这种情况是RDD的数据经过缓存,此时不需要网络传输,是最优locality。(但是数据要先缓存)。
- NODE_LOCAL:
(1)数据和Task在同一节点上的不同executor中;
(2)数据HDFS和Task在同一个结点上,
此时需要进行进程间进行传输,速度比PROCESS_LOCAL略慢。
- NO_PREF:
数据从哪访问都一样,相当于没有数据本地性,一般值从外部数据源读取数据。
- RACK_LOCAL:
数据与Task在同机架的不同节点,此时需要通过网络传输,速度比NODE_LOCAL慢。
- ANY:
数据和Task可能在集群的任何地方,性能最差,一般出现这种情况就该排查原因了
TaskSetManager
TaskSetManager.scala
/** Add a task to all the pending-task lists that it should be on. */
private[spark] def addPendingTask(
index: Int,
resolveRacks: Boolean = true,
speculatable: Boolean = false): Unit = {
// A zombie TaskSetManager may reach here while handling failed task.
if (isZombie) return
val pendingTaskSetToAddTo = if (speculatable) pendingSpeculatableTasks else pendingTasks
for (loc <- tasks(index).preferredLocations) {
loc match {
case e: ExecutorCacheTaskLocation =>
pendingTaskSetToAddTo.forExecutor.getOrElseUpdate(e.executorId, new ArrayBuffer) += index
case e: HDFSCacheTaskLocation =>
val exe = sched.getExecutorsAliveOnHost(loc.host)
exe match {
case Some(set) =>
for (e <- set) {
pendingTaskSetToAddTo.forExecutor.getOrElseUpdate(e, new ArrayBuffer) += index
}
logInfo(s"Pending task $index has a cached location at ${e.host} " +
", where there are executors " + set.mkString(","))

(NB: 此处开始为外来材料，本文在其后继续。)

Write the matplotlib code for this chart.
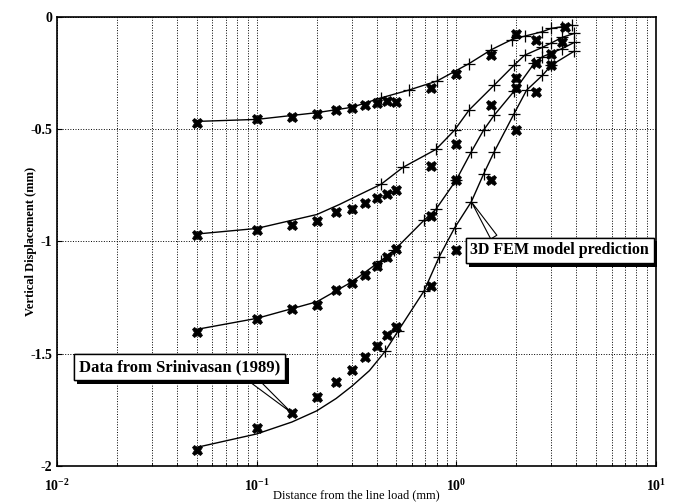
import numpy as np
import matplotlib
matplotlib.use('Agg')
import matplotlib.pyplot as plt
import matplotlib.patheffects as pe
from matplotlib.ticker import NullFormatter

plt.rcParams['font.family'] = ['Liberation Serif', 'DejaVu Serif']
plt.rcParams['mathtext.default'] = 'regular'

# measured data (x markers)
xa = [0.05, 0.1, 0.15, 0.2, 0.25, 0.3, 0.35, 0.4, 0.45, 0.5, 0.75, 1.0, 1.5, 2.0, 2.5, 3.5]
ya = [-0.47, -0.455, -0.445, -0.43, -0.415, -0.405, -0.39, -0.385, -0.375, -0.38, -0.315, -0.255, -0.17, -0.075, -0.10, -0.045]
xb = [0.05, 0.1, 0.15, 0.2, 0.25, 0.3, 0.35, 0.4, 0.45, 0.5, 0.75, 1.0, 1.5, 2.0, 3.4]
yb = [-0.97, -0.95, -0.925, -0.91, -0.87, -0.855, -0.83, -0.805, -0.79, -0.77, -0.665, -0.565, -0.39, -0.27, -0.11]
xc = [0.05, 0.1, 0.15, 0.2, 0.25, 0.3, 0.35, 0.4, 0.45, 0.5, 0.75, 1.0, 2.0, 2.5, 3.0]
yc = [-1.405, -1.345, -1.30, -1.285, -1.215, -1.185, -1.15, -1.11, -1.07, -1.035, -0.885, -0.725, -0.315, -0.205, -0.165]
xd = [0.05, 0.1, 0.15, 0.2, 0.25, 0.3, 0.35, 0.4, 0.45, 0.5, 0.75, 1.0, 1.5, 2.0, 2.5, 3.0]
yd = [-1.93, -1.83, -1.765, -1.695, -1.625, -1.575, -1.515, -1.465, -1.415, -1.38, -1.20, -1.04, -0.725, -0.505, -0.335, -0.215]

# FEM prediction (+ markers, solid line)
fa_x = [0.05, 0.1, 0.2, 0.3, 0.42, 0.58, 0.8, 1.16, 1.5, 1.9, 2.2, 2.7, 3.0, 3.4, 3.8]
fa_y = [-0.465, -0.456, -0.426, -0.402, -0.36, -0.325, -0.285, -0.207, -0.145, -0.10, -0.085, -0.065, -0.05, -0.043, -0.036]
fb_x = [0.05, 0.1, 0.2, 0.26, 0.33, 0.42, 0.54, 0.79, 0.98, 1.16, 1.55, 1.95, 2.2, 2.7, 3.0, 3.4, 3.9]
fb_y = [-0.967, -0.942, -0.88, -0.835, -0.79, -0.745, -0.67, -0.59, -0.504, -0.414, -0.303, -0.214, -0.17, -0.135, -0.115, -0.09, -0.073]
fc_x = [0.05, 0.1, 0.2, 0.3, 0.42, 0.49, 0.69, 0.79, 1.0, 1.19, 1.37, 1.55, 1.95, 2.46, 2.7, 3.4, 3.9]
fc_y = [-1.392, -1.343, -1.269, -1.18, -1.085, -1.038, -0.905, -0.857, -0.726, -0.60, -0.504, -0.437, -0.33, -0.206, -0.177, -0.14, -0.113]
fd_x = [0.05, 0.1, 0.15, 0.2, 0.25, 0.3, 0.367, 0.44, 0.51, 0.69, 0.82, 0.98, 1.19, 1.37, 1.55, 1.95, 2.25, 2.7, 3.0, 3.9]
fd_y = [-1.918, -1.858, -1.805, -1.755, -1.70, -1.645, -1.576, -1.49, -1.40, -1.22, -1.07, -0.94, -0.823, -0.70, -0.60, -0.43, -0.326, -0.26, -0.214, -0.152]

fig = plt.figure(figsize=(6.81, 5.03), dpi=100)
ax = fig.add_axes([0.084, 0.074, 0.879, 0.892])

for fx, fy in [(fa_x, fa_y), (fb_x, fb_y), (fc_x, fc_y), (fd_x, fd_y)]:
    show = [v >= 0.4 for v in fx]
    ax.plot(fx, fy, color='black', lw=1.0, marker='+', ms=9, mew=0.9, markevery=show)
for dx, dy in [(xa, ya), (xb, yb), (xc, yc), (xd, yd)]:
    ax.plot(dx, dy, ls='none', color='black', marker='X', ms=7.5, mew=0.5)

ax.set_xscale('log')
ax.set_xlim(0.01, 10)
ax.set_ylim(-2, 0)
ax.set_yticks([-2, -1.5, -1, -0.5, 0])
ax.set_yticklabels(['-2', '-1.5', '-1', '-0.5', '0'])
ax.xaxis.set_minor_formatter(NullFormatter())
ax.grid(True, which='both', axis='x', ls=':', color='black', lw=0.7)
ax.grid(True, which='major', axis='y', ls=':', color='black', lw=0.7)
ax.tick_params(which='both', direction='in', labelsize=10)
ax.tick_params(axis='x', pad=9)
for lab in ax.get_xticklabels() + ax.get_yticklabels():
    lab.set_fontweight('bold')
for s in ax.spines.values():
    s.set_linewidth(1.2)

ax.set_xlabel('Distance from the line load (mm)', fontsize=9)
ax.xaxis.set_label_coords(0.5, -0.053)
ax.set_ylabel('Vertical Displacement (mm)', fontsize=9, fontweight='bold')
ax.yaxis.set_label_coords(-0.034, 0.5)

box = dict(boxstyle='square,pad=0.3', fc='white', ec='black', lw=1.0)
shadow = [pe.withSimplePatchShadow(offset=(2.5, -2.5), shadow_rgbFace='black', alpha=1.0), pe.Normal()]

a1 = ax.annotate('3D FEM model prediction', xy=(fd_x[12], fd_y[12]), xytext=(3.3, -1.04),
                 fontsize=11.5, fontweight='bold', ha='center', va='center', bbox=box,
                 arrowprops=dict(arrowstyle='wedge,tail_width=0.45', fc='white', ec='black', lw=0.8,
                                 shrinkA=0, shrinkB=0, relpos=(0.15, 1.0)))
a2 = ax.annotate('Data from Srinivasan (1989)', xy=(xd[2], yd[2]), xytext=(0.041, -1.56),
                 fontsize=12, fontweight='bold', ha='center', va='center', bbox=box,
                 arrowprops=dict(arrowstyle='wedge,tail_width=0.45', fc='white', ec='black', lw=0.8,
                                 shrinkA=0, shrinkB=0, relpos=(0.84, 0.0)))
for a in (a1, a2):
    a.get_bbox_patch().set_path_effects(shadow)

fig.savefig('out.png', dpi=100)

case None => logDebug(s"Pending task $index has a cached location at ${e.host} " +
", but there are no executors alive there.")
}
case _ =>
}
pendingTaskSetToAddTo.forHost.getOrElseUpdate(loc.host, new ArrayBuffer) += index
if (resolveRacks) {
sched.getRackForHost(loc.host).foreach { rack =>
pendingTaskSetToAddTo.forRack.getOrElseUpdate(rack, new ArrayBuffer) += index
}
}
}
if (tasks(index).preferredLocations == Nil) {
pendingTaskSetToAddTo.noPrefs += index
}
pendingTaskSetToAddTo.all += index
}
TaskLocation
TaskLocation.scala
/**
* A location that includes both a host and an executor id on that host.
*/
private [spark]
case class ExecutorCacheTaskLocation(override val host: String, executorId: String)
extends TaskLocation {
override def toString: String = s"${TaskLocation.executorLocationTag}${host}_$executorId"
}
/**
* A location on a host.
*/
private [spark] case class HostTaskLocation(override val host: String) extends TaskLocation {
override def toString: String = host
}
/**
* A location on a host that is cached by HDFS.
*/
private [spark] case class HDFSCacheTaskLocation(override val host: String) extends TaskLocation {
override def toString: String = TaskLocation.inMemoryLocationTag + host
}
private[spark] object TaskLocation {
// We identify hosts on which the block is cached with this prefix. Because this prefix contains
// underscores, which are not legal characters in hostnames, there should be no potential for
// confusion. See RFC 952 and RFC 1123 for information about the format of hostnames.
val inMemoryLocationTag = "hdfs_cache_"
// Identify locations of executors with this prefix.
val executorLocationTag = "executor_"
按照PROCESS_LOCAL、NODE_LOCAL、NO_PREF、RACK_LOCAL、ANY的顺序进行调度task。